- WRITTEN TASK
Skipping all pictures, set down the lines of the listing from the first through the one with "from matplotlib.patches import Polygon".

- SUPPLIED MATERIAL

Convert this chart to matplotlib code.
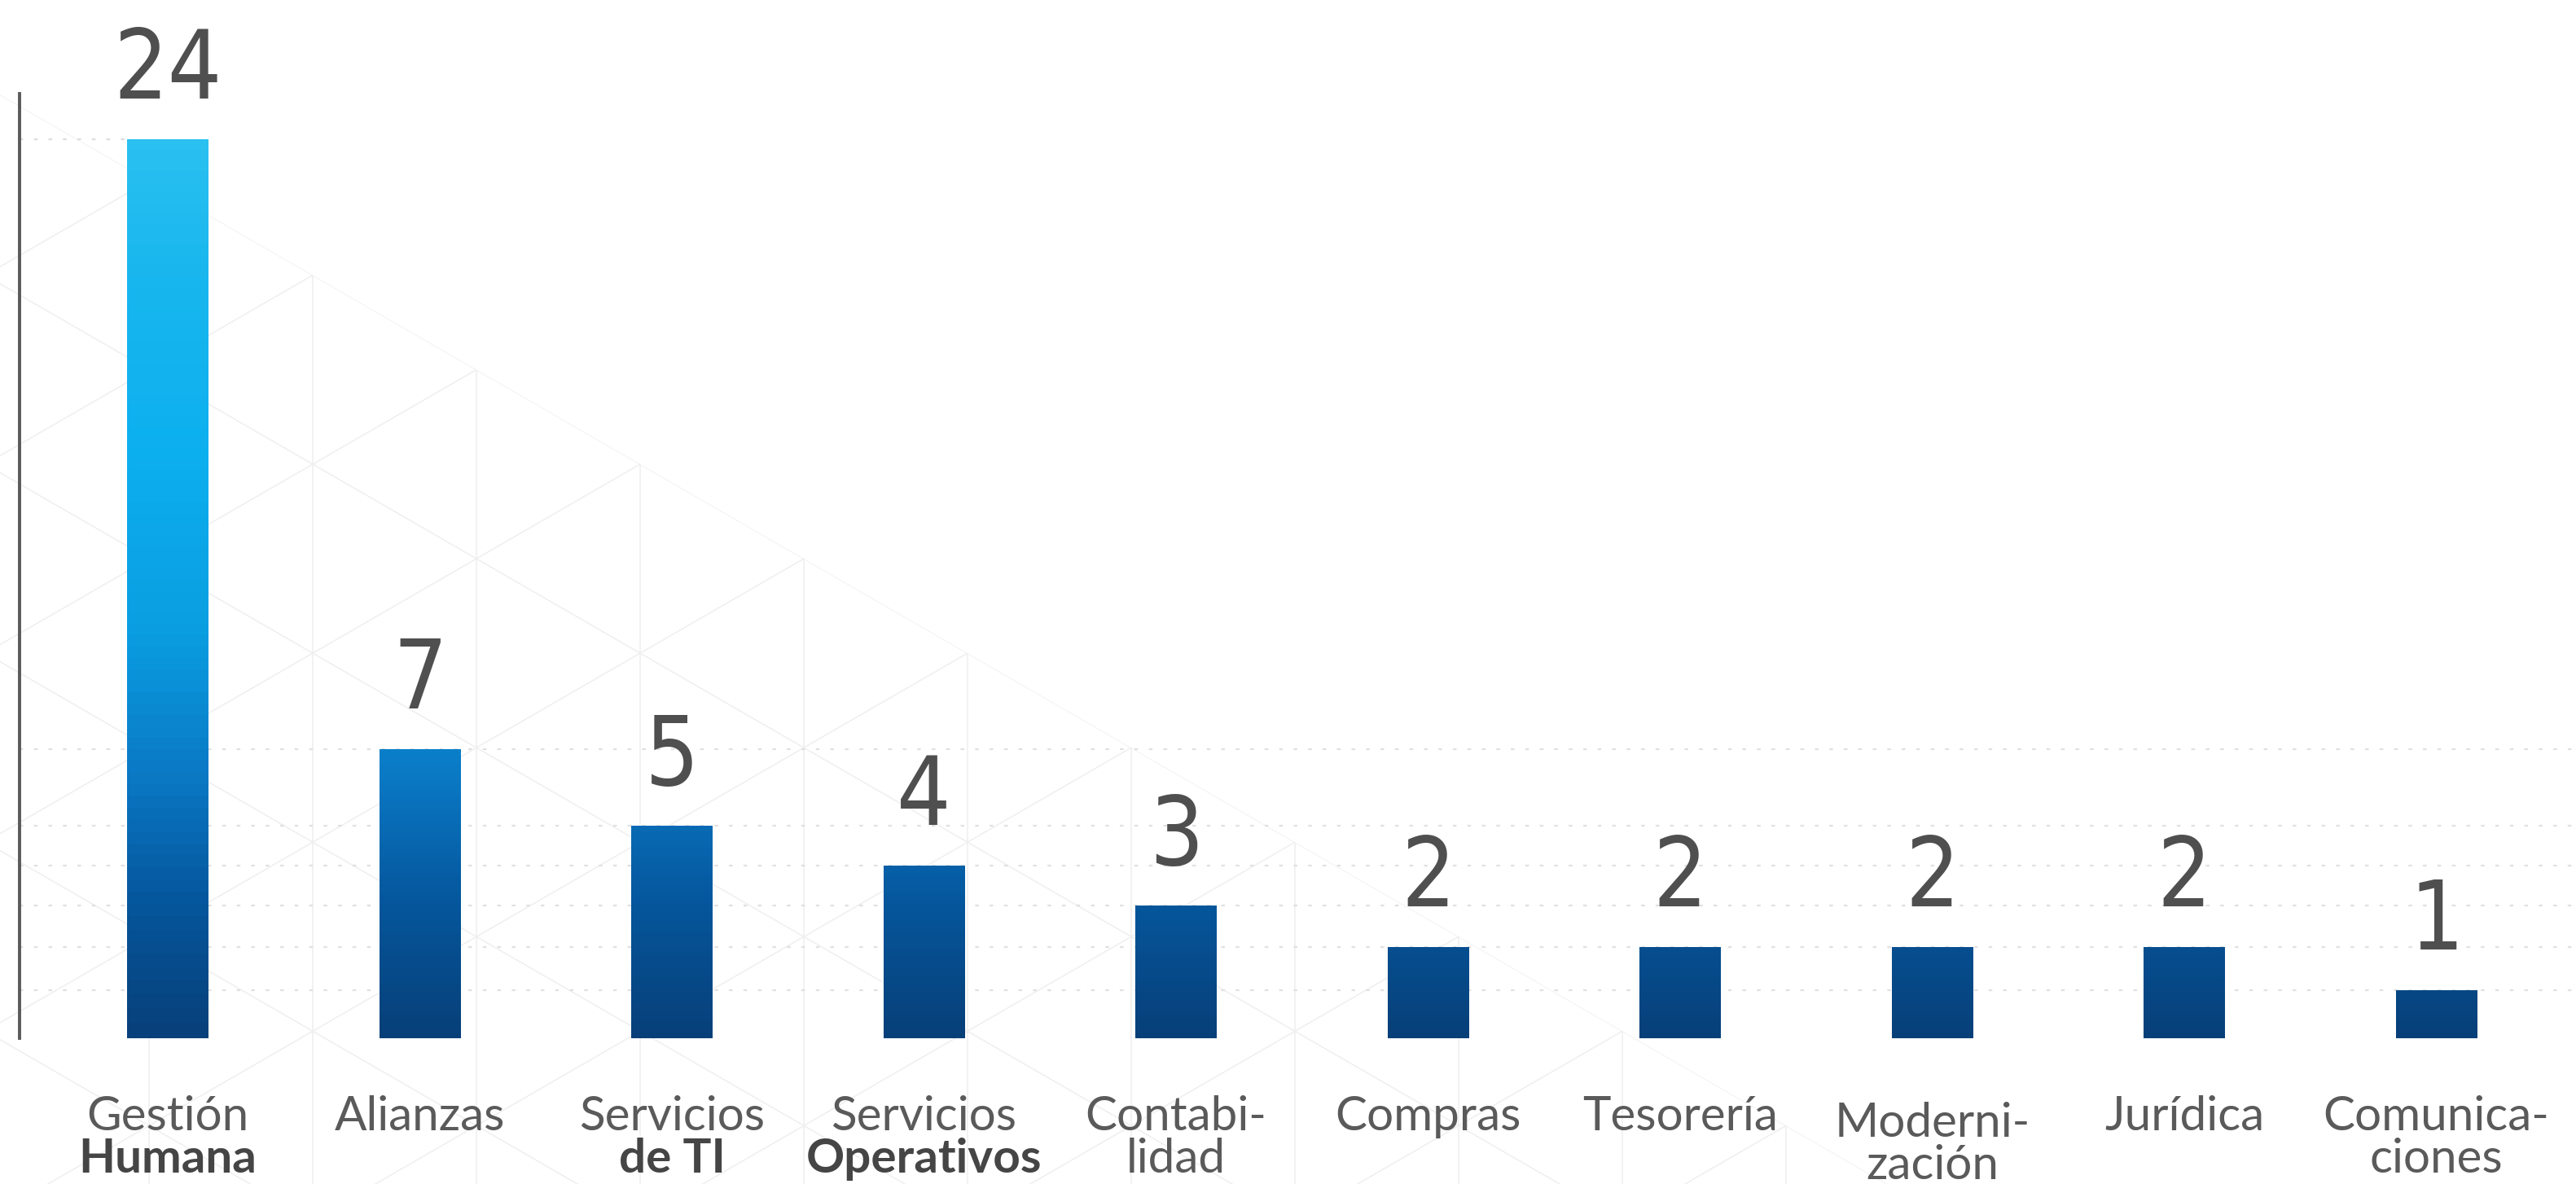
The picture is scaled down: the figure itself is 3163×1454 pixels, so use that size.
import matplotlib
matplotlib.use("Agg")
import matplotlib.pyplot as plt
import numpy as np
from matplotlib import font_manager
from matplotlib.colors import LinearSegmentedColormap
from matplotlib.collections import LineCollection
from matplotlib.patches import Polygon

areas = ["Gestión", "Alianzas", "Servicios", "Servicios", "Contabi-",
         "Compras", "Tesorería", "Moderni-", "Jurídica", "Comunica-"]
areas_2nd = ["Humana", "", "de TI", "Operativos", "lidad",
             "", "", "zación", "", "ciones"]
bold_2nd = [True, False, True, True, False, False, False, False, False, False]
counts = [24, 7, 5, 4, 3, 2, 2, 2, 2, 1]

W, H = 3163, 1454
ttf = font_manager.fontManager.ttflist
fonts = {f.name for f in ttf}

# narrow face for the big numbers, whatever is around
num_prop = dict(family="DejaVu Sans")
narrow = [f for f in ttf if "Condensed" in f.name or "Narrow" in f.name
          or f.stretch in ("condensed", "semi-condensed", "extra-condensed",
                           "ultra-condensed", 300, 200, 100)]
if narrow:
    f = narrow[0]
    num_prop = dict(family=f.name, stretch=f.stretch)
lab_font = "Lato" if "Lato" in fonts else "DejaVu Sans"

# slightly compressed value axis
P = 0.92
fwd = lambda v: np.sign(v) * np.abs(v) ** P
inv = lambda v: np.sign(v) * np.abs(v) ** (1 / P)

fig = plt.figure(figsize=(W / 100, H / 100), dpi=100)

# faint triangle texture behind the chart
bg = fig.add_axes([0, 0, 1, 1], zorder=0)
bg.set_xlim(0, W)
bg.set_ylim(H, 0)
bg.axis("off")
t30 = np.tan(np.radians(30))
step = 201
c0 = 454 - t30 * 585
segs = []
for k in range(-5, 20):
    x = 585 + k * step
    segs.append([(x, -100), (x, H + 100)])
for m in range(-10, 20):
    c = c0 + m * 2 * step * t30
    segs.append([(-100, c - 100 * t30), (W + 100, c + (W + 100) * t30)])
    c2 = 454 + t30 * 585 + m * 2 * step * t30
    segs.append([(-100, c2 + 100 * t30), (W + 100, c2 - (W + 100) * t30)])
lc = LineCollection(segs, colors="#efefef", linewidths=1.1)
bg.add_collection(lc)
clip = Polygon([(0, c0), ((H - c0) / t30, H), (0, H)], closed=True,
               transform=bg.transData, visible=False)
bg.add_patch(clip)
lc.set_clip_path(clip)

# main axes
base_y = 1275
top_y = 115
ax = fig.add_axes([24 / W, (H - base_y) / H, 1 - 24 / W, (base_y - top_y) / H], zorder=1)
ax.patch.set_alpha(0)
ax.set_yscale("function", functions=(fwd, inv))
frac24 = (base_y - 171) / (base_y - top_y)
ytop = inv(fwd(24) / frac24)
ax.set_ylim(0, ytop)
spacing = 309.5
x = np.arange(len(counts))
ax.set_xlim(-(206 - 24) / spacing, (W - 206) / spacing)

for s in ["top", "right", "bottom"]:
    ax.spines[s].set_visible(False)
ax.spines["left"].set_color("#5a5a5a")
ax.spines["left"].set_linewidth(2.8)
ax.set_xticks([])
ax.set_yticks([])

bar_w = 100 / spacing

# dotted guides at each value
for v in sorted(set(counts)):
    if v == max(counts):
        ax.plot([ax.get_xlim()[0], x[0] - bar_w / 2], [v, v], color="#dcdcdc",
                lw=1.6, ls=(0, (2, 6)), zorder=1)
    else:
        ax.axhline(v, color="#e0e0e0", lw=1.6, ls=(0, (2, 6)), zorder=1)

grad = LinearSegmentedColormap.from_list("blues", [
    (0.00, "#073f78"), (0.15, "#05569c"), (0.30, "#0a7ac6"),
    (0.45, "#0a9de0"), (0.65, "#0cafee"), (0.85, "#18b6ee"), (1.00, "#2ac0f0")])
top_t = fwd(max(counts))

for xi, v in zip(x, counts):
    ys = np.linspace(0, v, 80)
    mid = (ys[:-1] + ys[1:]) / 2
    c = (fwd(mid) / top_t)[:, None]
    ax.pcolormesh([xi - bar_w / 2, xi + bar_w / 2], ys, c, cmap=grad,
                  vmin=0, vmax=1, shading="flat", zorder=2)
    ax.annotate(str(v), (xi, v), xytext=(0, 36), textcoords="offset points",
                ha="center", va="baseline", fontsize=84, color="#4f4f4f",
                weight="light", **num_prop)

# category labels, two lines each
for i, (a, b) in enumerate(zip(areas, areas_2nd)):
    dy = 8 if a == "Moderni-" else 0
    xf = (206 + i * spacing) / W
    fig.text(xf, (H - 1388 - dy) / H, a, ha="center", va="baseline",
             fontsize=42, color="#5a5a5a", family=lab_font, weight="normal")
    if b:
        fig.text(xf, (H - 1440 - dy) / H, b, ha="center", va="baseline",
                 fontsize=42, color="#454545" if bold_2nd[i] else "#5a5a5a",
                 family=lab_font, weight="bold" if bold_2nd[i] else "normal")

fig.savefig("out.png", dpi=100, facecolor="white")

- EXPECTED OUTPUT
Convert this chart to matplotlib code.
The picture is scaled down: the figure itself is 3163×1454 pixels, so use that size.
import matplotlib
matplotlib.use("Agg")
import matplotlib.pyplot as plt
import numpy as np
from matplotlib import font_manager
from matplotlib.colors import LinearSegmentedColormap
from matplotlib.collections import LineCollection
from matplotlib.patches import Polygon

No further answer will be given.